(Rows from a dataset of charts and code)
---

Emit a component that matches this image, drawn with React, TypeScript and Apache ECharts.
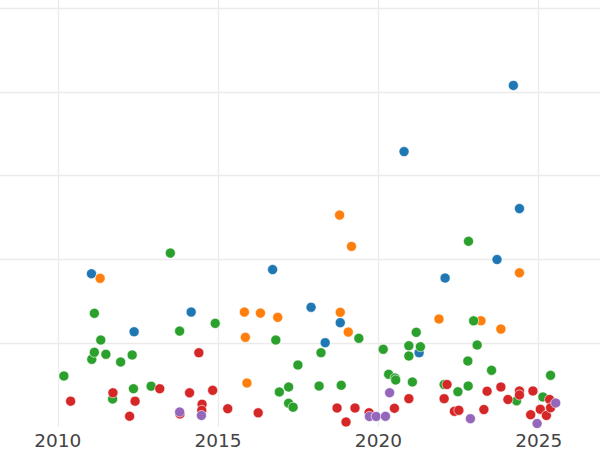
import React, { useEffect, useRef } from "react";
import * as echarts from "echarts";

// [year, value] pairs per group
const blueData: [number, number][] = [
  [2011.05, 18.28], [2012.38, 11.35], [2014.16, 13.7], [2016.7, 18.78], [2017.9, 14.27],
  [2018.34, 10.04], [2018.81, 12.43], [2020.8, 32.88], [2021.27, 8.84], [2022.08, 17.77],
  [2023.7, 19.98], [2024.21, 40.79], [2024.4, 26.07],
];
const orangeData: [number, number][] = [
  [2011.32, 17.73], [2015.82, 13.7], [2016.32, 13.58], [2016.86, 13.07], [2015.85, 10.68],
  [2015.9, 5.22], [2018.79, 25.29], [2019.16, 21.55], [2018.81, 13.67], [2019.06, 11.31],
  [2021.89, 12.87], [2023.2, 12.66], [2023.82, 11.67], [2024.4, 18.39],
];
const greenData: [number, number][] = [
  [2010.19, 6.06], [2011.06, 8.05], [2011.14, 8.89], [2011.14, 13.55], [2011.34, 10.36],
  [2011.5, 8.65], [2011.96, 7.73], [2012.32, 8.57], [2012.36, 4.54], [2011.71, 3.31],
  [2012.91, 4.84], [2013.51, 20.75], [2013.8, 11.43], [2014.91, 12.35], [2016.8, 10.36],
  [2017.49, 7.37], [2016.91, 4.15], [2017.2, 4.74], [2017.2, 2.8], [2017.34, 2.33],
  [2018.15, 4.86], [2018.21, 8.84], [2018.84, 4.95], [2019.39, 10.56], [2020.15, 9.25],
  [2020.32, 6.26], [2020.52, 5.82], [2020.54, 5.58], [2021.06, 5.34], [2020.95, 9.68],
  [2020.95, 8.45], [2021.18, 11.28], [2021.31, 9.56], [2022.05, 5.04], [2022.48, 4.18],
  [2022.8, 4.86], [2022.79, 7.85], [2022.81, 22.16], [2022.97, 12.65], [2023.08, 9.76],
  [2023.53, 6.74], [2024.31, 3.09], [2025.13, 3.55], [2025.37, 6.14],
];
const redData: [number, number][] = [
  [2010.4, 3.05], [2011.72, 4.05], [2012.24, 1.25], [2012.41, 3.05], [2013.18, 4.54],
  [2013.81, 1.52], [2014.11, 4.05], [2014.4, 8.84], [2014.5, 2.68], [2014.49, 1.96],
  [2014.83, 4.35], [2015.3, 2.15], [2016.25, 1.66], [2018.71, 2.23], [2018.99, 0.56],
  [2019.27, 2.23], [2019.71, 1.67], [2020.5, 2.2], [2020.95, 3.35], [2022.05, 3.35],
  [2022.14, 5.04], [2022.37, 1.84], [2022.51, 1.96], [2023.29, 2.05], [2023.39, 4.24],
  [2023.82, 4.74], [2024.04, 3.25], [2024.4, 4.27], [2024.4, 3.79], [2024.82, 4.27],
  [2024.75, 1.43], [2025.05, 2.08], [2025.24, 1.34], [2025.34, 3.25], [2025.37, 2.26],
];
const purpleData: [number, number][] = [
  [2013.8, 1.76], [2014.48, 1.34], [2019.72, 1.22], [2019.93, 1.22], [2020.22, 1.24],
  [2020.35, 4.06], [2022.87, 0.96], [2024.95, 0.38], [2025.53, 2.83],
];

const groups = [
  { name: "A", color: "#1f77b4", data: blueData },
  { name: "B", color: "#ff7f0e", data: orangeData },
  { name: "C", color: "#2ca02c", data: greenData },
  { name: "D", color: "#d62728", data: redData },
  { name: "E", color: "#9467bd", data: purpleData },
];

const X_MIN = 2008.197;
const X_MAX = 2026.912;
const Y_MIN = 0;
const Y_MAX = 51;

export default function App() {
  const ref = useRef<HTMLDivElement>(null);
  useEffect(() => {
    if (!ref.current) return;
    const chart = echarts.init(ref.current, null, { renderer: "svg" });
    const gridLine = { show: true, showMinLine: false, showMaxLine: false, lineStyle: { color: "#ebebeb", width: 1.3 } };
    chart.setOption({
      animation: false,
      backgroundColor: "#ffffff",
      grid: { left: 0, right: 0, top: 0, bottom: 23.3, containLabel: false },
      xAxis: {
        type: "value",
        min: X_MIN,
        max: X_MAX,
        splitNumber: 4,
        axisLine: { show: false },
        axisTick: { show: false },
        axisLabel: {
          show: true,
          showMinLabel: false,
          showMaxLabel: false,
          color: "#444444",
          fontFamily: "DejaVu Sans",
          fontSize: 18.5,
          margin: 4,
          formatter: (v: number) => String(Math.round(v)),
        },
        splitLine: gridLine,
      },
      yAxis: {
        type: "value",
        min: Y_MIN,
        max: Y_MAX,
        interval: 10,
        axisLine: { show: false },
        axisTick: { show: false },
        axisLabel: { show: false },
        splitLine: gridLine,
      },
      series: groups.map((g) => ({
        name: g.name,
        type: "scatter",
        data: g.data,
        symbol: "circle",
        symbolSize: 10,
        itemStyle: { color: g.color, borderColor: "#ffffff", borderWidth: 0.6, opacity: 1 },
      })),
    });
    return () => chart.dispose();
  }, []);
  return (
    <div
      ref={ref}
      style={{ position: "absolute", left: 0, top: 0, width: 600, height: 450 }}
    />
  );
}
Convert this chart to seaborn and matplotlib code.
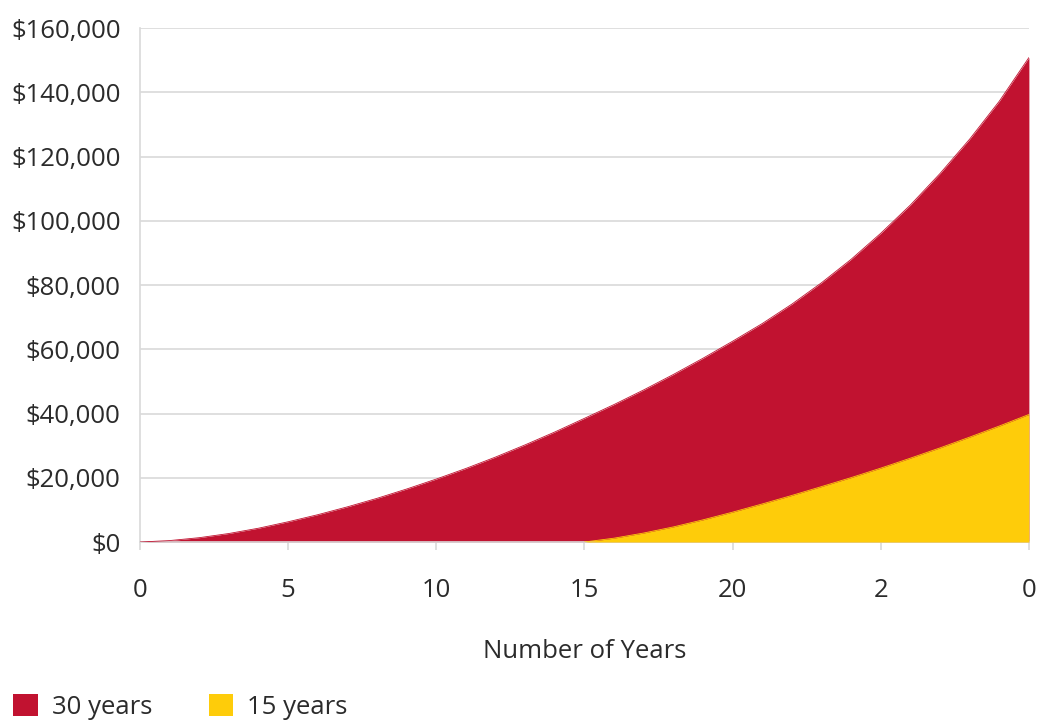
import numpy as np
import pandas as pd
import matplotlib
matplotlib.use('Agg')
import matplotlib.pyplot as plt
import seaborn as sns
from matplotlib.patches import Patch

# values (thousands of dollars)
years_30 = list(range(0, 31))
value_30 = [0, 0.45, 1.35, 2.65, 4.3, 6.3, 8.5, 10.95, 13.6, 16.5, 19.6,
            22.9, 26.45, 30.25, 34.25, 38.5, 42.8, 47.35, 52.15, 57.2, 62.5,
            68.0, 74.05, 80.7, 88.0, 96.1, 104.9, 114.7, 125.4, 137.2, 150.8]
years_15 = list(range(15, 31))
value_15 = [0, 1.2, 2.8, 4.7, 6.9, 9.3, 11.85, 14.5, 17.25, 20.05, 23.0,
            26.1, 29.3, 32.65, 36.1, 39.7]

x_ticks = [0, 5, 10, 15, 20, 25, 30]
x_tick_labels = ['0', '5', '10', '15', '20', '2', '0']
y_ticks = [0, 20000, 40000, 60000, 80000, 100000, 120000, 140000, 160000]
y_tick_labels = ['$0', '$20,000', '$40,000', '$60,000', '$80,000',
                 '$100,000', '$120,000', '$140,000', '$160,000']
series_labels = ['30 years', '15 years']

RED = '#c11230'
YELLOW = '#fecc0a'
GRID = '#d9d9d9'
TEXT = '#2b2b2b'
FS = 18.5

sns.set_theme(style='white')
plt.rcParams['font.family'] = ['Open Sans', 'DejaVu Sans']

df30 = pd.DataFrame({'year': years_30, 'value': np.array(value_30) * 1000})
df15 = pd.DataFrame({'year': years_15, 'value': np.array(value_15) * 1000})

fig = plt.figure(figsize=(10.47, 7.2), dpi=100)
ax = fig.add_axes([0.1337, 0.2472, 0.849, 0.7139])

# 30 years area
ax.fill_between(df30['year'], 0, df30['value'], color=RED, linewidth=0, zorder=2)
sns.lineplot(data=df30, x='year', y='value', color=RED, linewidth=0.6, ax=ax, zorder=3)
# 15 years area
ax.fill_between(df15['year'], 0, df15['value'], color=YELLOW, linewidth=0, zorder=4)
sns.lineplot(data=df15, x='year', y='value', color=YELLOW, linewidth=0.6, ax=ax, zorder=5)

ax.set_xlim(0, 30)
ax.set_ylim(0, 160000)
ax.set_xticks(x_ticks)
ax.set_xticklabels(x_tick_labels)
ax.set_yticks(y_ticks)
ax.set_yticklabels(y_tick_labels)

ax.yaxis.grid(True, color=GRID, linewidth=1.2, zorder=0)
ax.xaxis.grid(False)
ax.set_axisbelow(True)

for side in ['top', 'right']:
    ax.spines[side].set_visible(False)
for side in ['left', 'bottom']:
    ax.spines[side].set_color(GRID)
    ax.spines[side].set_linewidth(1.2)

ax.tick_params(axis='x', length=6, width=1.2, color=GRID, pad=20,
               labelsize=FS, labelcolor=TEXT, bottom=True)
ax.tick_params(axis='y', length=0, pad=14, labelsize=FS, labelcolor=TEXT)

ax.set_xlabel('Number of Years', fontsize=FS, color=TEXT, labelpad=26)
ax.set_ylabel('')

handles = [Patch(facecolor=RED, edgecolor='none'),
           Patch(facecolor=YELLOW, edgecolor='none')]
fig.legend(handles, series_labels, loc='lower left',
           bbox_to_anchor=(0.003, -0.014), ncol=2, frameon=False,
           fontsize=FS, labelcolor=TEXT, handlelength=0.95, handleheight=0.95,
           handletextpad=0.55, columnspacing=2.2, borderaxespad=0)

fig.savefig('out.png', dpi=100)
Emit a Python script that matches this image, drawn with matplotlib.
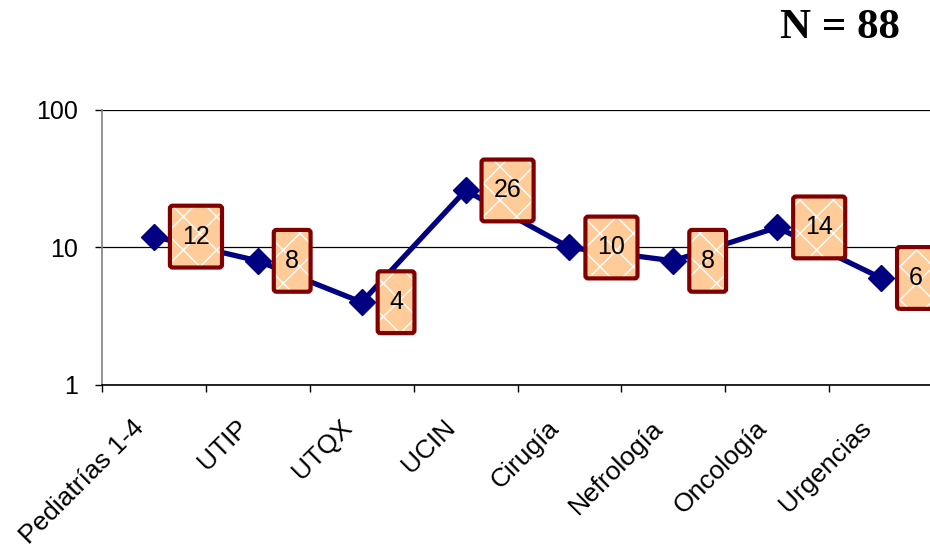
import numpy as np
import matplotlib.pyplot as plt
import matplotlib.transforms as mtransforms
from matplotlib.patches import FancyBboxPatch
from matplotlib.offsetbox import DrawingArea, AnnotationBbox

# data
categories = ["Pediatrías 1-4", "UTIP", "UTQX", "UCIN", "Cirugía",
              "Nefrología", "Oncología", "Urgencias"]
values = [12, 8, 4, 26, 10, 8, 14, 6]
total_label = "N = 88"

plt.rcParams['font.family'] = ['Liberation Sans', 'DejaVu Sans']

fig = plt.figure(figsize=(9.3, 5.51), dpi=100)
ax = fig.add_axes([102 / 930, 1 - 385 / 551, 831 / 930, 275 / 551])

x = np.arange(len(categories)) + 0.5
ax.plot(x, values, color='#000080', lw=3.8, marker='D', ms=13,
        mec='#000080', mfc='#000080', zorder=3, clip_on=False)

ax.set_yscale('log')
ax.set_ylim(1, 100)
ax.set_xlim(0, len(categories))
ax.set_yticks([1, 10, 100])
ax.set_yticklabels(["1", "10", "100"])
ax.yaxis.set_minor_locator(plt.NullLocator())
ax.grid(axis='y', which='major', color='black', lw=0.9)

ax.set_xticks(np.arange(len(categories) + 1))
ax.set_xticklabels([])
ax.tick_params(axis='x', length=5, width=1, color='black')
ax.tick_params(axis='y', length=5, width=1, labelsize=18, pad=12)

# category labels, rotated
trans = mtransforms.offset_copy(ax.get_xaxis_transform(), fig=fig,
                                x=-16, y=-22, units='points')
for xi, name in zip(x, categories):
    ax.text(xi, 0, name, transform=trans, rotation=45, ha='right',
            va='top', rotation_mode='anchor', fontsize=19)

for s in ['top', 'right']:
    ax.spines[s].set_visible(False)
ax.spines['left'].set_color('#808080')
ax.spines['left'].set_linewidth(1.2)
ax.spines['bottom'].set_color('black')
ax.spines['bottom'].set_linewidth(1.2)

# data label boxes
box_h = 44.5
for xi, v in zip(x, values):
    txt = str(v)
    w = 37.5 if len(txt) > 1 else 26.5
    da = DrawingArea(w, box_h, 0, 0)
    da.add_artist(FancyBboxPatch((0, 0), w, box_h,
                                 boxstyle='round,pad=0,rounding_size=2',
                                 fc='#FFCC99', ec='white', lw=0, hatch='x'))
    da.add_artist(FancyBboxPatch((0, 0), w, box_h,
                                 boxstyle='round,pad=0,rounding_size=2',
                                 fc='none', ec='#800000', lw=3))
    ab = AnnotationBbox(da, (xi, v), xybox=(11.5, 0),
                        boxcoords='offset points', box_alignment=(0, 0.5),
                        frameon=False, pad=0, zorder=5)
    ax.add_artist(ab)
    ax.annotate(txt, (xi, v), xytext=(11.5 + w / 2, 0),
                textcoords='offset points', ha='center', va='center',
                fontsize=18, zorder=6)

fig.text(0.968, 0.95, total_label, ha='right', va='center',
         fontsize=31, fontweight='bold', family='Liberation Serif')

fig.savefig('out.png', dpi=100)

---

**What to produce**
Gather each line in the data that holds the string "image".

**Answer to this task**
Emit a component that matches this image, drawn with React, TypeScript and Apache ECharts.
Emit a Python script that matches this image, drawn with matplotlib.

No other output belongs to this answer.